After the email update feature was working well, a handful of other people I knew began using ourdoings.com. Now that the word was out, I was bracing for an onslaught of imitators. After all, who wouldn't want to have their photos organized for them? Who wouldn't want to save work by not having to caption every photo? Who wouldn't? Photography enthusiasts, that's who. They like to present their portfolio by topic -- portraits, still-lifes, landscapes, and so on. The date the photo was taken is unimportant. What's more, they put pride in each individual photograph. Captioning each one adds a negligible amount of work, given the attention they're already giving to each photo. As it turns out, the sparse grid that traditional photo-sharing sites present is exactly what photo enthusiasts want. As in an art gallery, you space out your works so that visitors can pay attention to each photo without being distracted by the others. If you look at a professional photographer's work on one of these sites you'll see it works well. It's when you're looking at photos 21-40 of 180 from a friend's vacation, you don't appreciate the medium so much. At least one existing photo-sharing site, Smugmug, did create an email update feature that, from reading, seems similar to ourdoings.com's. But that was two years after I did it. Are Smugmug's programmers that much worse than me? No, there's another reason. Email updates aren't what most Smugmug users want. People are attracted to Smugmug, among other reasons, because they like the style. If you're particular about the style in which your photos are presented, you don't want to inline them in an email message. For one thing, a lot of style information is stripped by various mail programs, leaving a terribly plain-looking message. But even if you could make all the style get through, it would be surrounded by the rest of the mail application, possibly with clashing colors. What I think of as a great feature would be a nightmare for others.

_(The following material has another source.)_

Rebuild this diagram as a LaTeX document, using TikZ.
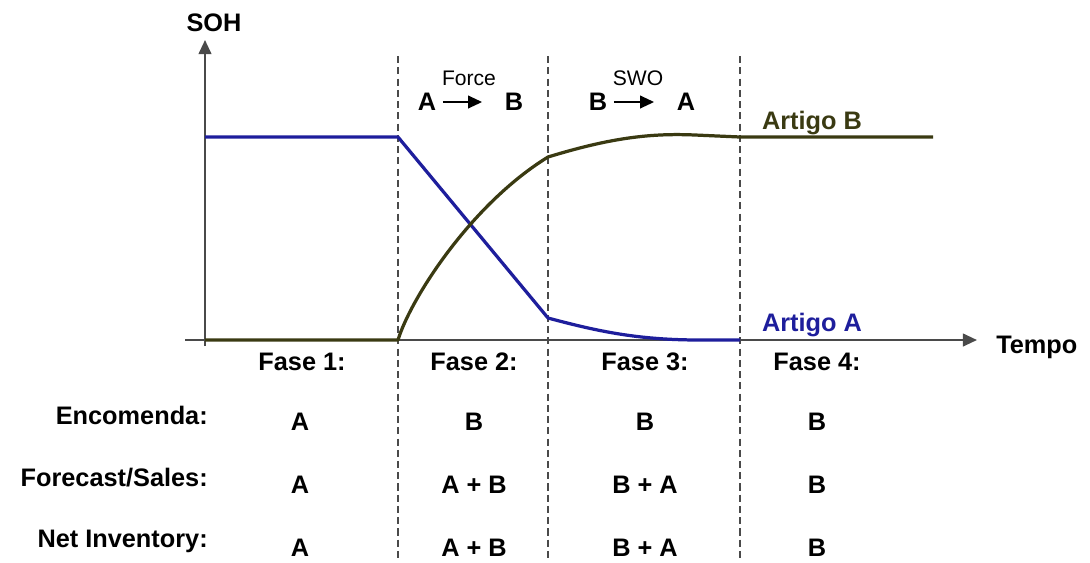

What's The World's Best Word-Sharing Site?

Finally, I realized that my quest to make the world's best photo-sharing site was nonsense. I had made the world's best photo-sharing site for me, and for many other people who want to use photos to chronicle their doings. Other people want different things. For example, many college students like Facebook Photos because they can search for every photo that has a particular friend of theirs in it. I wouldn't want that feature. To each his own. Some people say there are too many photo-sharing sites out there. I say there aren't enough. After all, we have at least hundreds, if not thousands, of good ways to share words online. Shouldn't there be a wide choice of how to share photos? Shouldn't there be a still wider choice of ways to mix text and photos? I used to worry about competition. Now I don't. The real competition for all of us who run photo-sharing sites is your hard drive. Somebody would like to see the photos you have sitting there. Somebody would like to be able to find again the photos you occasionally email. There's a better way to do it. Find what works for you. If you can't find it, and you have the technical knowledge, do what I did. Build it. Try it.